Hegel believes in an optimistic, ideal kind of love in which two people become one and love together, not separately. Two people become one entity and whatever one person does for the other, that person is doing for oneself, and whatever one does for oneself, one is doing for the other. Achieving this kind of completely unified relationship is not easy though. The two people have to overcome shame of their most inward selves; that is, selfish preoccupations that one might have, the banality of everyday life that one endures, one’s potential ineptness, etc. One needs to be willing to share all of these fundamental qualities that make up who one is in order to approach the relationship with one’s whole being. These include qualities that one might not want to share, and would not otherwise share with someone whom one is not trying to form a complete, unified relationship with. While Hegel does not say this explicitly, one would have to assume that maintaining this kind of unified relationship is a constant struggle between the two people involved, and is not a state that simply exists once it is achieved. It seems as though the two people have to continually work to maintain the unity.

Roland Barthes gives us yet a different concept of love in A Lover’s Discourse, which brings to light the asymmetrical dynamic in a loving relationship in which there is no equal sense of commitment, investment, or love between two people. It seems as though there is always a power dynamic in relationships where there is one person who is more committed, invested or in love than the other, and this dynamic can shift back and forth between the two people throughout the relationship. It seems that it is very hard, if possible at all, to achieve an equal playing field, as it were, where both people are equally committed, invested, and in love.
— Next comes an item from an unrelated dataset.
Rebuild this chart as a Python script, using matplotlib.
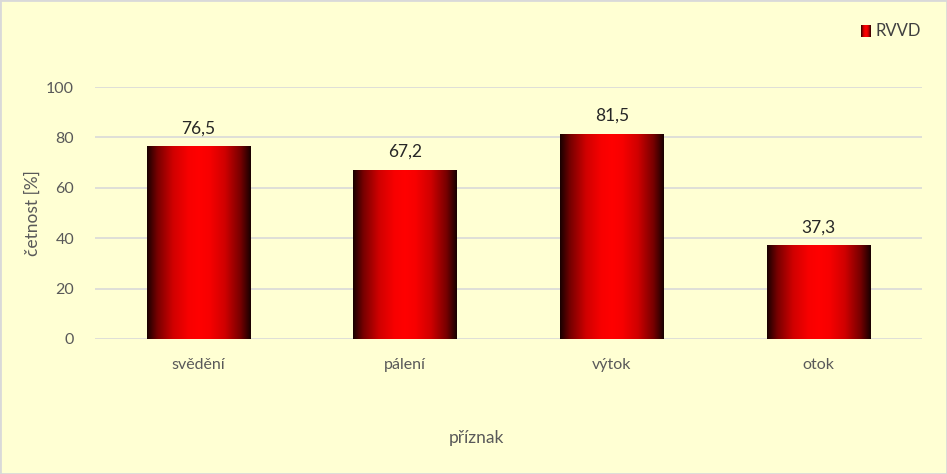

Barthes would probably consider hoping for this kind of equality in love a fantasy. In this kind of model, we are more concerned with the love we are giving than the love we are receiving, and it is more ego-centered than say, Hegel’s model.

In thinking about which of these models of love I identify with the most, I think I find Barthes account most accurate, in my experience at least. Hegel’s model is the most ideal of course, but it is hard to say if that model is truly achievable. In looking at certain relationships from an outside perspective, I think it is easy to say, “That couple has a completely unified relationship.” But without being inside their heads or hearts and knowing exactly how they feel, we cannot know if that is really the kind of love that they share. On the other hand, perhaps some people are in unified relationships like the one Hegel describes, and to that I say, “Kudos to them.” It is truly an achievement. Furthermore, perhaps there are some of us who have been in a unified relationship but did not recognized it when we were.

All this is to say that love is a very complicated notion that is so very difficult to grapple with, which makes loving relationships the challenge that they are. If they are not a challenge, then the people involved are missing the point.